A Virtual Private Cloud (VPC) is a logically isolated section of a cloud provider's network where you launch resources inside a virtual network you fully control. You define the IP address range using CIDR notation (e.g., 10.0.0.0/16), divide it into public and private subnets across multiple Availability Zones, configure route tables to direct traffic, attach Internet Gateways for public access, and use NAT Gateways to let private resources reach the internet without being directly exposed. Security Groups act as stateful firewalls at the instance level, while Network ACLs provide stateless filtering at the subnet level. VPCs are available on every major cloud provider under different names: AWS calls it VPC, Azure calls it Virtual Network (VNet), Google Cloud calls it VPC Network, and OCI calls it Virtual Cloud Network (VCN). When would you use a VPC? Almost always — any production workload should run inside a VPC. VPCs are mandatory when you need network-level isolation between environments (dev/staging/prod), when you must keep databases or internal services off the public internet, when connecting your on-premises network to the cloud via VPN or Direct Connect, or when you need to meet compliance requirements around network segmentation. Common mistakes: allocating VPC CIDR blocks that are too small (hard to expand later — use at least /16 for flexibility), placing databases or internal APIs in public subnets (they should always be in private subnets with no internet route), overlapping CIDR blocks between VPCs that you later need to peer together, and not planning subnet allocation across Availability Zones from the start — retrofitting multi-AZ into a single-AZ VPC design is painful.
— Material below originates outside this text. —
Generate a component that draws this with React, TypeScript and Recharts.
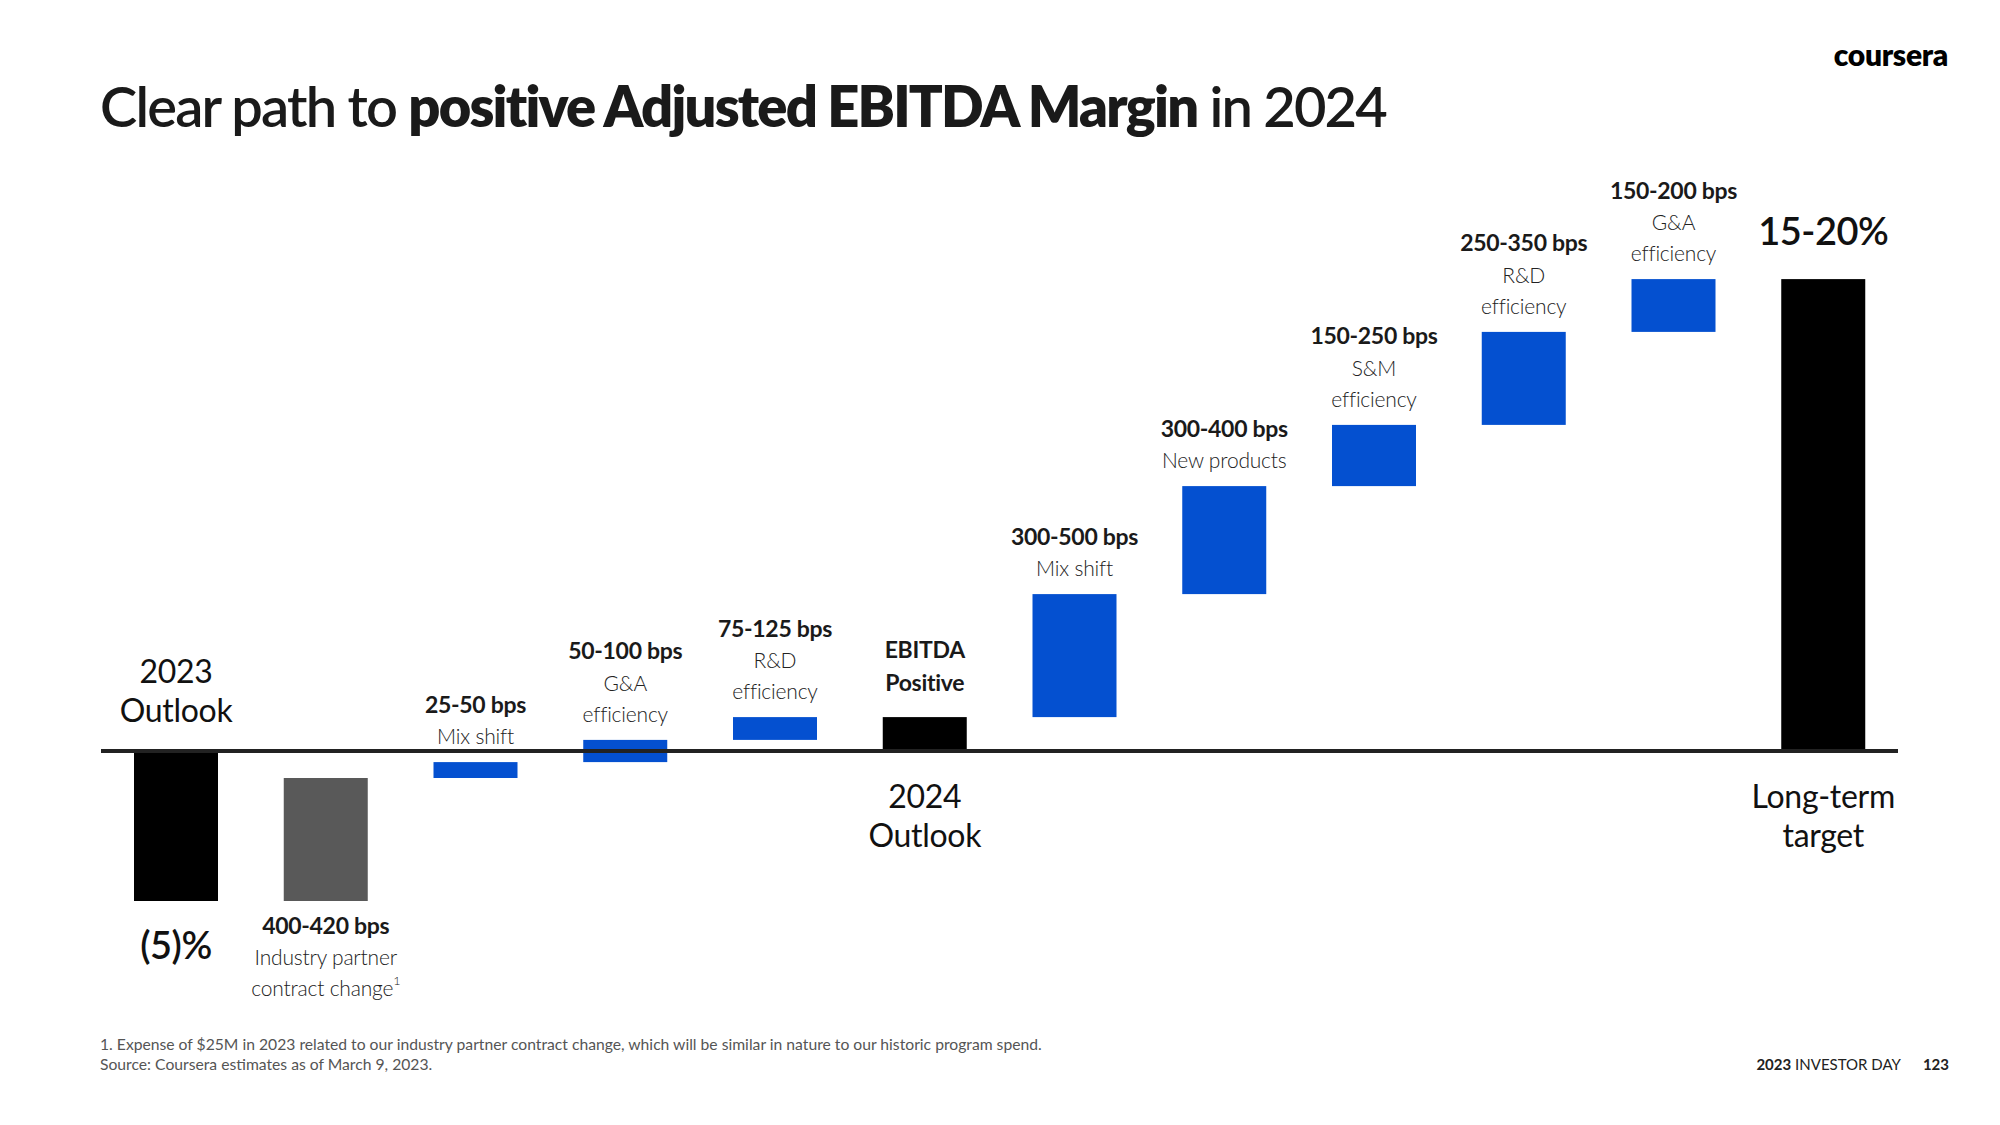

Example: A financial services company builds a VPC with a 10.0.0.0/16 CIDR block, creates public subnets (10.0.1.0/24, 10.0.2.0/24) for load balancers, private subnets (10.0.3.0/24, 10.0.4.0/24) for application servers, and isolated subnets (10.0.5.0/24) for databases — all spread across two Availability Zones for high availability. Architecture use case: a three-tier web application places its Application Load Balancer in public subnets, EC2 web servers in private application subnets, and RDS PostgreSQL in isolated database subnets — with NAT Gateways allowing the EC2 instances to download patches without being directly reachable from the internet.